Joël De Rosnay, éminent professeur et conseiller spécial du Premier ministre en matière de développement durable, fait en effet un constat alarmant de la situation, six ans après le lancement de ce projet qui s’annonçait révolutionnaire.
Au début, le projet MID faisait pourtant rêver tout le monde. Imaginant une île 100 % verte, durable et propre, la population, le gouvernement, les écologistes et le secteur privé étaient loin de s’imaginer qu’ils s’embarquaient dans une vraie galère.
Six ans après, le rêve a viré au cauchemar. Non seulement les objectifs du MID sont encore loin d’être atteints, mais le taux national de production d’énergie renouvelable est en train de chuter irrémédiablement. Les qualificatifs ne manquent désormais plus, dans la presse et ailleurs, pour désigner ce projet si ambitieux : «mort-né», «coquille vide», «drom perse»…

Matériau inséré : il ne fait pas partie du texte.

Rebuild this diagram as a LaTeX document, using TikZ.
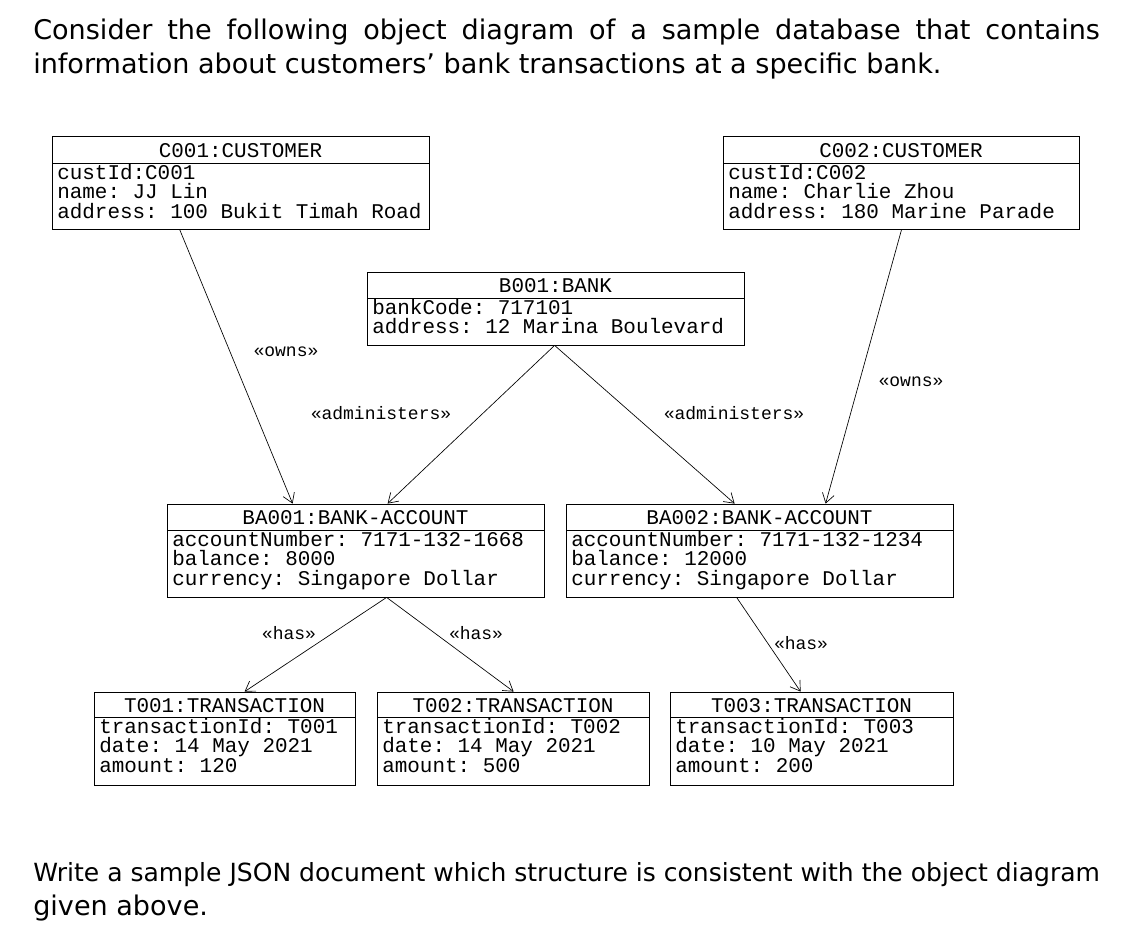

«Le pays est en train de rater le tournant des énergies renouvelables, et cela à cause d’intérêts privés et à court terme. Tout s’accélère au niveau mondial et Maurice regarde la comète passer. Nous étions en avance, nous sommes désormais en retard», a déclaré Joël de Rosnay dans une interview accordée à l’express cette semaine.
Le professeur se référait à une étude du Kolektif pou Lenerzi Renouvlab qui indique qu’il y a dix ans, le pays produisait 27 % d’énergie renouvelable. Aujourd’hui, malgré l’avènement du MID, ce taux est en net recul.
Alors même qu’Alteo a fait une demande de permis EIA pour modifier son usine en centrale 100 % charbon et que l’ombre de CT Power grandit sur Albion et ses alentours, les initiatives gouvernementales et privées en matière de développement durable font pâle figure. Le lancement d’une ferme éolienne à Plaine-des-Roches (après de longues négociations) et celui d’une centrale photovoltaïque à Bambous sont certes des pas dans la bonne direction.
Cependant, face aux géants du charbon, ces énergies vertes ne pourront en aucun cas faire basculer la balance du côté du renouvelable. En prenant en compte la mise en opération de tous ces projets, charbon et renouvelable inclus, le Kolektif prévoit en effet que la part des énergies vertes continuera à chuter dans les années qui viennent.
«Les responsabilités sont nombreuses, tant au niveau du gouvernement que de celui des industriels», estime Joël de Rosnay. Mais tout n’est pas perdu pour autant, soutient-il. Si, pour le Kolektif Pou Lenerzi Renouvlab, le MID est «cliniquement mort», le conseiller du Premier ministre garde espoir. «Il suffit d’une volonté politique soutenue par la population», argue l’éminent professeur.